De rietpluimen zijn wel interessant
Ze zou twee maanden blijven, maar omdat haar eigenaars na terugkomst ook nog gingen verhuizen, spraken we af dat ze nog wat langer zou blijven, omdat ze anders twee weken naar het oude huis moest en dan weer naar het nieuwe huis. Het leek ons beter dat ze gelijk naar haar nieuwe huis zou gaan, dat zou dan een verhuizing schelen, dus ook minder stress.
En we vonden het wel leuk dat ze nog wat langer bleef.

Katjes!
Ik zette de reismand wel alvast in de achterkamer en deed daar elke dag wat kattesnoepjes in. Die waren steeds weg, dus ze durfde er wel in, maar was wel zo slim omdat te doen als ze alleen thuis was.


Ik verhuisde de reismand naar de voorkamer, op de bank lag een zijden kussenhoesje waar ze graag op lag en dat legde ik in de reismand. Ze ging erin, maar als je in de buurt kwam schoot ze eruit. 
25 Februari wordt ze opgehaald … maar ze wilde niet, ze schoot in haar holletje toen de deurbel ging, en ze kwam zelfs niet tevoorschijn toen ze de stem van haar vrouwtje hoorde. Ik vond het vervelend voor haar, maar zij herkende dit gedrag wel en vertrok weer. Gekkie bleef nog zeker twee uur in haar holletje.
Het had mooi geweest als Gekkie naar huis was gegaan, want we gaan een lang weekend naar Groningen, maar Zoon ging niet mee en kon dus voor haar zorgen.

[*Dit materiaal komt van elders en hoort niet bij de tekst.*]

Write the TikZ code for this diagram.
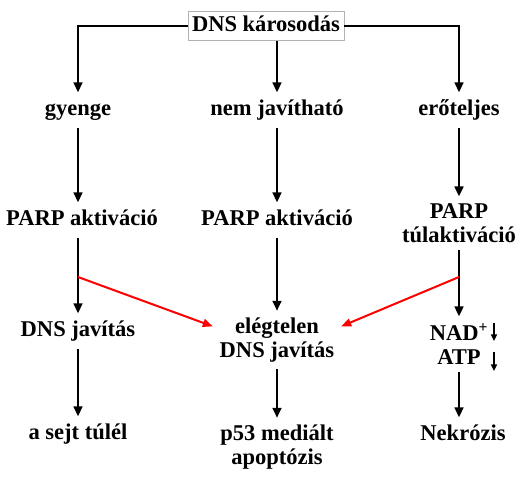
\documentclass[tikz,border=0pt]{standalone}
\usepackage{fontspec}
\setmainfont{Liberation Serif}
\usetikzlibrary{arrows.meta,positioning}

\begin{document}
\begin{tikzpicture}[x=0.75pt,y=-0.75pt,
    lbl/.style={font=\fontsize{16.9}{18}\selectfont\bfseries,inner sep=5pt},
    one/.style={lbl,text height=12pt,text depth=4pt},
    two/.style={lbl,align=center},
    arr/.style={line width=1.9pt,-{Triangle[length=7.5pt,width=6.5pt]}},
    redarr/.style={red,line width=1.5pt,-{Triangle[length=7.5pt,width=6pt]}},
    tiny/.style={line width=1.1pt,-{Triangle[length=5pt,width=4.5pt]}}] {
    \useasboundingbox (0,0) rectangle (518,476);
    \node[one,draw=gray!60,line width=0.6pt,inner sep=3pt] (dns) at (266,26) {DNS károsodás};
    \node[one] (gy) at (78,110) {gyenge};
    \node[one] (nj) at (277,110) {nem javítható};
    \node[one] (eros) at (459,110) {erőteljes};
    \node[one] (parpa) at (82,220) {PARP aktiváció};
    \node[one] (parpb) at (277,220) {PARP aktiváció};
    \node[two] (parpt) at (459,223) {PARP\\túlaktiváció};
    \node[one] (djav) at (78,331) {DNS javítás};
    \node[two] (elegt) at (277,340) {elégtelen\\DNS javítás};
    \node[two] (nad) at (459,344) {NAD\textsuperscript{+}\\ATP};
    \node[one] (sejt) at (78,434) {a sejt túlél};
    \node[two] (p53) at (277,447) {p53 mediált\\apoptózis};
    \node[one] (nekr) at (463,435) {Nekrózis};
    \coordinate (lsplit) at (78,277);
    \coordinate (rsplit) at (459,277);
    \coordinate (nadtop) at (494,323);
    \coordinate (nadbot) at (494,341);
    \coordinate (atptop) at (494,352);
    \coordinate (atpbot) at (494,371);

    \draw[arr] (dns.west) -| (gy.north);
    \draw[arr] (dns.east) -| (eros.north);
    \draw[arr] (dns.south -| nj.north) -- (nj.north);
    \draw[arr] (gy.south) -- (gy.south |- parpa.north);
    \draw[arr] (nj) -- (parpb);
    \draw[arr] (eros) -- (parpt);
    \draw[arr] (gy.south |- parpa.south) -- (djav.north);
    \draw[arr] (parpb) -- (elegt);
    \draw[arr] (parpt) -- (nad);
    \draw[arr] (djav) -- (sejt);
    \draw[arr] (elegt) -- (p53);
    \draw[arr] (nad) -- (nekr.north -| nad.south);
    \draw[redarr] (lsplit) -- (elegt.168);
    \draw[redarr] (rsplit) -- (elegt.12);
    \draw[tiny] (nadtop) -- (nadbot);
    \draw[tiny] (atptop) -- (atpbot);
 }
\end{tikzpicture}
\end{document}
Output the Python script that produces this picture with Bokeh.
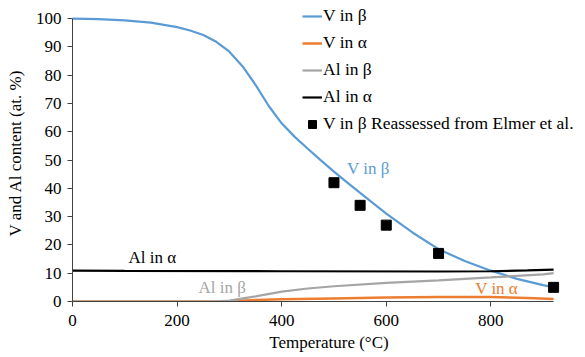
from bokeh.plotting import figure
from bokeh.models import Legend, LegendItem, FixedTicker, Label
from bokeh.embed import file_html
from bokeh.resources import INLINE

# ---- data ----
t_v_beta = [0, 50, 100, 150, 200, 225, 250, 275, 300, 325, 350, 375, 400, 425, 450, 475, 500, 525, 550, 600, 650, 700, 750, 800, 850, 900, 920]
v_beta = [100, 99.8, 99.4, 98.6, 97.0, 95.8, 94.2, 91.8, 88.3, 83.2, 76.6, 69.2, 63.0, 58.2, 54.0, 49.9, 45.9, 42.1, 38.4, 31.1, 24.4, 18.5, 14.3, 10.9, 8, 5.8, 5]

t_v_alpha = [0, 280, 300, 350, 400, 500, 600, 700, 800, 870, 920]
v_alpha = [0, 0, 0.1, 0.5, 0.8, 1.1, 1.4, 1.6, 1.6, 1.2, 0.9]

t_al_beta = [0, 270, 300, 350, 400, 450, 500, 600, 700, 800, 900, 920]
al_beta = [0, 0, 0.3, 1.8, 3.5, 4.6, 5.4, 6.6, 7.5, 8.5, 9.6, 10.0]

t_al_alpha = [0, 100, 400, 700, 800, 870, 920]
al_alpha = [10.9, 10.8, 10.7, 10.6, 10.7, 11.0, 11.3]

t_elmer = [500, 550, 600, 700, 920]
v_elmer = [42, 34, 27, 17, 5]

x_ticks = [0, 200, 400, 600, 800]
y_ticks = [0, 10, 20, 30, 40, 50, 60, 70, 80, 90, 100]

ann_text = ["V in β", "Al in α", "Al in β", "V in α"]
ann_x = [525, 107, 241, 770]
ann_y = [46.9, 15.4, 4.8, 4.5]
ann_color = ["#5B9BD5", "#000000", "#A5A5A5", "#ED7D31"]

FONT = "Liberation Serif"
FS = "17px"

p = figure(width=585, height=357, x_range=(0, 981), y_range=(0, 105),
           output_backend="svg", toolbar_location=None,
           min_border_left=72, min_border_right=0, min_border_top=4, min_border_bottom=56)
p.background_fill_color = "white"
p.border_fill_color = "white"
p.outline_line_color = None
p.xgrid.visible = False
p.ygrid.visible = False

r_vb = p.line(t_v_beta, v_beta, line_color="#5B9BD5", line_width=2.2)
r_va = p.line(t_v_alpha, v_alpha, line_color="#ED7D31", line_width=2.5)
r_ab = p.line(t_al_beta, al_beta, line_color="#A5A5A5", line_width=2.2)
r_aa = p.line(t_al_alpha, al_alpha, line_color="#000000", line_width=2.2)
r_el = p.scatter(t_elmer, v_elmer, marker="square", size=10, fill_color="black", line_color="black")

for txt, x, y, c in zip(ann_text, ann_x, ann_y, ann_color):
    p.add_layout(Label(x=x, y=y, text=txt, text_color=c, text_font=FONT, text_font_size=FS,
                       text_baseline="middle", text_align="left"))

for ax in (p.xaxis, p.yaxis):
    ax.axis_line_color = "#404040"
    ax.major_tick_line_color = "#404040"
    ax.minor_tick_line_color = None
    ax.major_tick_in = 0
    ax.major_tick_out = 5
    ax.major_label_text_font = FONT
    ax.major_label_text_font_size = FS
    ax.major_label_text_color = "black"
    ax.axis_label_text_font = FONT
    ax.axis_label_text_font_size = FS
    ax.axis_label_text_font_style = "normal"
    ax.axis_label_text_color = "black"

p.xaxis.bounds = (0, 920)
p.yaxis.bounds = (0, 100)
p.xaxis.ticker = FixedTicker(ticks=x_ticks)
p.yaxis.ticker = FixedTicker(ticks=y_ticks)
p.xaxis.axis_label = "Temperature (°C)"
p.yaxis.axis_label = "V and Al content (at. %)"
p.xaxis.major_label_standoff = 8
p.xaxis.axis_label_standoff = 4
p.yaxis.major_label_standoff = 6
p.yaxis.axis_label_standoff = 8

legend = Legend(items=[
    LegendItem(label="V in β", renderers=[r_vb]),
    LegendItem(label="V in α", renderers=[r_va]),
    LegendItem(label="Al in β", renderers=[r_ab]),
    LegendItem(label="Al in α", renderers=[r_aa]),
    LegendItem(label="V in β Reassessed from Elmer et al.", renderers=[r_el]),
], location=(230, 167))
legend.background_fill_alpha = 0
legend.border_line_color = None
legend.padding = 0
legend.margin = 0
legend.spacing = 6
legend.glyph_width = 20
legend.glyph_height = 20
legend.label_height = 20
legend.label_standoff = 1
legend.label_text_font = FONT
legend.label_text_font_size = "17.5px"
legend.label_text_color = "black"
p.add_layout(legend, "center")

open("out.html", "w").write(file_html(p, INLINE))
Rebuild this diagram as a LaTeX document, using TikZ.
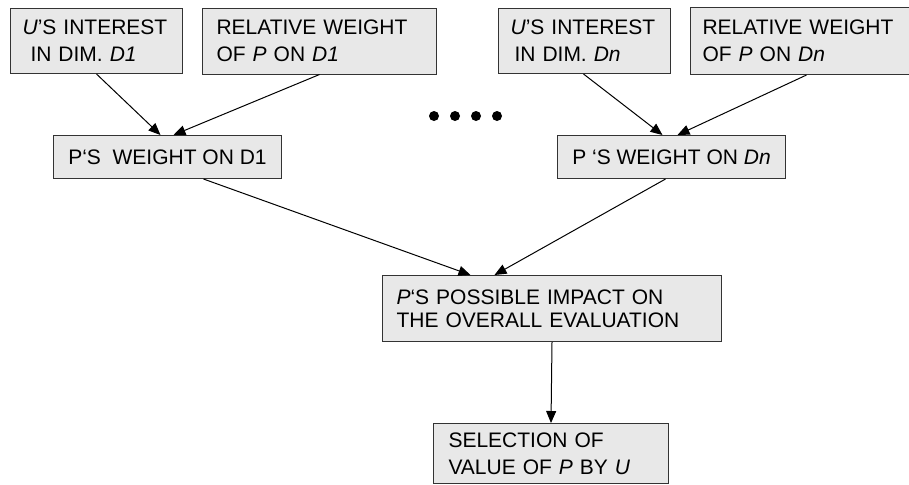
\documentclass[tikz,border=0pt]{standalone}
\usepackage{fontspec}
\setmainfont{Liberation Sans}
\usepackage{tikz}
\usetikzlibrary{arrows.meta,positioning}
\definecolor{BoxGray}{RGB}{232,232,232}

\begin{document}
\begin{tikzpicture}[
    x=0.5pt, y=-0.5pt,
    font=\fontsize{10.5}{13.5}\selectfont,
    box/.style={draw=black!80, line width=0.5pt, fill=BoxGray, align=left,
                anchor=north west, inner xsep=7pt, inner ysep=0pt, minimum height=33pt},
    arr/.style={-{Triangle[length=6pt,width=5pt]}, line width=0.5pt, black}
  ]
    \useasboundingbox (0,0) rectangle (909,484);

    \node[box, text width=74pt, inner xsep=6pt, minimum height=32.5pt] (int1) at (10,8)
         {\textit{U}’S INTEREST\\\hspace*{4pt}IN DIM. \textit{D1}};
    \node[box, text width=103pt, right=9.5pt of int1] (rel1)
         {RELATIVE WEIGHT\\OF \textit{P} ON \textit{D1}};
    \node[box, text width=74pt, inner xsep=6pt, minimum height=32.5pt] (intn) at (498,8)
         {\textit{U}’S INTEREST\\\hspace*{2pt}IN DIM. \textit{Dn}};
    \node[box, text width=97.5pt, inner xsep=6pt, minimum height=33.5pt, right=9.5pt of intn] (reln)
         {RELATIVE WEIGHT\\OF \textit{P} ON \textit{Dn}};

    \foreach \i in {0,...,3}
      \fill (434+21*\i,116) circle (2.5pt);

    \node[box, minimum width=114pt, minimum height=21.5pt] (w1) at (53,135)
         {P‘S\ \ WEIGHT ON D1};
    \node[box, minimum width=114pt, minimum height=21.5pt] (wn) at (557,135)
         {P ‘S WEIGHT ON \textit{Dn}};

    \node[box, text width=155.5pt, font=\fontsize{10.5}{11.5}\selectfont] (imp) at (382,275)
         {\textit{P}‘S POSSIBLE IMPACT ON\\THE OVERALL EVALUATION};
    \node[box, text width=102.5pt, inner xsep=7.5pt, minimum height=30pt] (sel) at (433,423)
         {SELECTION OF\\VALUE OF \textit{P} BY \textit{U}};

    \draw[arr] (int1.south) -- ([xshift=-3.5pt]w1.north);
    \draw[arr] (rel1.south) -- ([xshift=3pt]w1.north);
    \draw[arr] ([xshift=-0.5pt]intn.south) -- ([xshift=-4.5pt]wn.north);
    \draw[arr] ([xshift=3.25pt]reln.south) -- ([xshift=3pt]wn.north);
    \draw[arr] ([xshift=18pt]w1.south) -- ([xshift=-40.75pt]imp.north);
    \draw[arr] ([xshift=-3pt]wn.south) -- ([xshift=-28.75pt]imp.north);
    \draw[arr] (imp.south) -- (sel.north);
  \end{tikzpicture}
\end{document}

Maart inmiddels, uiteindelijk moet ze er toch aan geloven. Ik ga iets heel gemeens doen. Ik heb weer zo'n blikje kattenvoer gekocht en terwijl ik het opentrek komt Gekkie enthousiast op de geur af.
Ze gaat alvast bij haar eetbakje staan en kijkt me een moment verbaasd aan als ik dat voorbij loop, maar dan loopt ze me vrolijk achterna. Ik zet het blikje helemaal achter in de reismand. Kijkt ze me vol vertrouwen aan of juist wantrouwend? Ze vertrouwt me en stapt naar binnen. Met een snelle beweging geef ik haar een zetje en doe ik het deurtje dicht. Een harde verschrikte mauw. Ze kijkt me door de gaatjes met ongeloof aan.
Het moet, er is geen andere manier, dit lukt maar één keer. Ik bel haar eigenaresse of ze gauw hier kan zijn. Gekkie blijft nog een hele tijd klaaglijk mauwen.
Het duurde een hele tijd voordat ze vertrouwd was en nu moest ik haar vertrouwen beschamen. Zoiets wil ik niet nog eens meemaken, bah, wat voelde ik me rot. 

Na drie maanden logeerpoes is het stil in huis. Laatst lag er een zwarte sjaal naast me op de bank. Onbewust ging mijn hand daar naar toe. Ja, ik had het niet gedacht, maar ik mis haar.
Ik krijg vaak het advies om zelf een kat te nemen, neuh … toch maar niet.